[Source code of charts]

----

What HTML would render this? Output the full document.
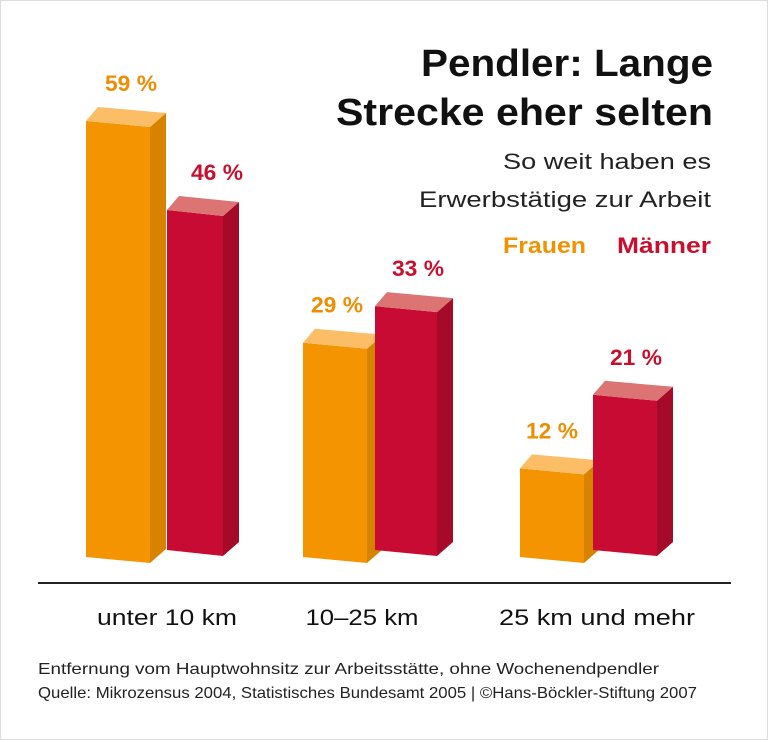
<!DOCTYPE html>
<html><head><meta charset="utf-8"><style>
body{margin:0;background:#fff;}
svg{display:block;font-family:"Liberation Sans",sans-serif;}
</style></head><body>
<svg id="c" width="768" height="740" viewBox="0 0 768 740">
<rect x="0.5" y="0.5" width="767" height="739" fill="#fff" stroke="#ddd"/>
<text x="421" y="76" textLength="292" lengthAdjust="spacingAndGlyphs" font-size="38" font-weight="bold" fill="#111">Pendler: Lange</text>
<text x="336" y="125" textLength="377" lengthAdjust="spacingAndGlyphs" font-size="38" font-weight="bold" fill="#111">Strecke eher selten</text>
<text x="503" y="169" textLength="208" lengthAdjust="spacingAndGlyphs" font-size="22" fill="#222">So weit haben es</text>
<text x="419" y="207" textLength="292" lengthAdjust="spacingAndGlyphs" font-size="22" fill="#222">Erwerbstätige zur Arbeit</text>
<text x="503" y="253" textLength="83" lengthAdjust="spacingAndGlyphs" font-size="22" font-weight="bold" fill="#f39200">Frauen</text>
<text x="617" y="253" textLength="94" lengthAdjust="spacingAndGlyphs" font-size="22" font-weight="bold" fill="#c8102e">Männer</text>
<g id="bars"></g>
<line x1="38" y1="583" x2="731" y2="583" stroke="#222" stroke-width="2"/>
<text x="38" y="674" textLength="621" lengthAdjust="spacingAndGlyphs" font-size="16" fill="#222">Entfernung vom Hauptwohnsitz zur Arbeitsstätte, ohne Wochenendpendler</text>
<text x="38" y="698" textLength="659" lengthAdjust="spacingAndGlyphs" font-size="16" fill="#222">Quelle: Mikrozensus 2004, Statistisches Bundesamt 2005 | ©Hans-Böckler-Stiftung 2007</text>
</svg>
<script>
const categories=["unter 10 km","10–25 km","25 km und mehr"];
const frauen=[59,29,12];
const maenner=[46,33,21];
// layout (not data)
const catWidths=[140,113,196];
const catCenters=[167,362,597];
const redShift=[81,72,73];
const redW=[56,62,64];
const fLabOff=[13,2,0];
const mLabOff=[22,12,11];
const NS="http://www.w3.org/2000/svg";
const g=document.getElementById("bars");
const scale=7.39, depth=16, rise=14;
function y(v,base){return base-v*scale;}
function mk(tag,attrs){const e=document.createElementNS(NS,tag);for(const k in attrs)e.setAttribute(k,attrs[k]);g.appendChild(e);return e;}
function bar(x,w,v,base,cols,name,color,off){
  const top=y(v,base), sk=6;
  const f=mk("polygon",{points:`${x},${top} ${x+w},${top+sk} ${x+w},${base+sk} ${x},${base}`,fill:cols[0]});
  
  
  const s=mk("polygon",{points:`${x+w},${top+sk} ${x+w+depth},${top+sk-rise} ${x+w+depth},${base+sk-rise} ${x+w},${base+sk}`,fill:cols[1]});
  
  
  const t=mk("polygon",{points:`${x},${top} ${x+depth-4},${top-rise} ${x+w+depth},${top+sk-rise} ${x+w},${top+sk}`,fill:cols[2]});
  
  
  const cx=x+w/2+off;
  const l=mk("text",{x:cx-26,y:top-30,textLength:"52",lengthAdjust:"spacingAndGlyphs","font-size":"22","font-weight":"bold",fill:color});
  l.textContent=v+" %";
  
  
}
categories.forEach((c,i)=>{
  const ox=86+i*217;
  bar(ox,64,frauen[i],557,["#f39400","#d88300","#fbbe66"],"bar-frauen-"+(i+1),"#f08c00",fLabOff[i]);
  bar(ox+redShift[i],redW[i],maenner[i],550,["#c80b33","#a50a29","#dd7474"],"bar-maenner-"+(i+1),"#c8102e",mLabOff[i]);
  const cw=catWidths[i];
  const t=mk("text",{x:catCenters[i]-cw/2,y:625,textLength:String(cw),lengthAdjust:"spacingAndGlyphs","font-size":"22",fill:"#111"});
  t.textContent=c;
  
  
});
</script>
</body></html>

----

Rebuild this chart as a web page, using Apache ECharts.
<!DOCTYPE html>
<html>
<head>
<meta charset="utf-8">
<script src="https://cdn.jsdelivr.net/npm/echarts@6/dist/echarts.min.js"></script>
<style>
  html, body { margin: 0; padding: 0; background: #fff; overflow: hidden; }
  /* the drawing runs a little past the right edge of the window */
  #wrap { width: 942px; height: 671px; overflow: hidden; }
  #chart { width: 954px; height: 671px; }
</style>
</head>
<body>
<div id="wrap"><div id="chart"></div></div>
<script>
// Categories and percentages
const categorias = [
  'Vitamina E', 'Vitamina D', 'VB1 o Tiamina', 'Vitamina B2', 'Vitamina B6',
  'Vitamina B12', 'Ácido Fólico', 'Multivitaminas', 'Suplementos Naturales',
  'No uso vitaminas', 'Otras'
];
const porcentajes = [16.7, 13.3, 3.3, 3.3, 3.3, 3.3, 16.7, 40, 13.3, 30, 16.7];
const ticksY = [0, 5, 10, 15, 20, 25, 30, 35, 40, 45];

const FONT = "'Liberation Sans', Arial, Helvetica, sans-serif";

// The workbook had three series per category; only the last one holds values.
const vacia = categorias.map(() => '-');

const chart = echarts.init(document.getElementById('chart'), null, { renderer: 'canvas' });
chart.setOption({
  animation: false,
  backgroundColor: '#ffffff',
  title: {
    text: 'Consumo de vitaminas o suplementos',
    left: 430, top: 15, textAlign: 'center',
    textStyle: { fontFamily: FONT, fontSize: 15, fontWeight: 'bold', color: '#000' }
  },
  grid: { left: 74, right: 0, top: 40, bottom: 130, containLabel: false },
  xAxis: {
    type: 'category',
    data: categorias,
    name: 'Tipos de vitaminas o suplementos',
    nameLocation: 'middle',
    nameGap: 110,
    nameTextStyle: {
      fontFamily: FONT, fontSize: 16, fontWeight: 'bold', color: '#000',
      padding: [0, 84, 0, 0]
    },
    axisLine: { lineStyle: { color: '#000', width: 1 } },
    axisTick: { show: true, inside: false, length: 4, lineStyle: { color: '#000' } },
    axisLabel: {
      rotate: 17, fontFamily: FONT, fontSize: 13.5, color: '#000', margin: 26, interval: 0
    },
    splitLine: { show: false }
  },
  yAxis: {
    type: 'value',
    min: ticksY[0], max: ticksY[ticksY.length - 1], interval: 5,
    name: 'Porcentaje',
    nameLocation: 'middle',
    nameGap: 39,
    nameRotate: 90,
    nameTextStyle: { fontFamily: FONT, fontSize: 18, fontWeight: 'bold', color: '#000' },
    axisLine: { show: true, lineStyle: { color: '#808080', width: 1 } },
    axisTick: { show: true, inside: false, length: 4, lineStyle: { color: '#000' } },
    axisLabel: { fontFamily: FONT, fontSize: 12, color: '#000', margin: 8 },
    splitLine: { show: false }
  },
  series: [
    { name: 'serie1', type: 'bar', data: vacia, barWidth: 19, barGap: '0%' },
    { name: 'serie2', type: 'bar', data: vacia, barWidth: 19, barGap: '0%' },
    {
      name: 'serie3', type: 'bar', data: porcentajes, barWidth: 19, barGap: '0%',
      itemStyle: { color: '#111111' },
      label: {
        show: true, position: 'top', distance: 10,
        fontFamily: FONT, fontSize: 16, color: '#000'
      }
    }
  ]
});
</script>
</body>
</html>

----

> **Direction**
Write out every line of the data that holds the word "this".

> **Completed task**
What HTML would render this? Output the full document.
Rebuild this chart as a web page, using Apache ECharts.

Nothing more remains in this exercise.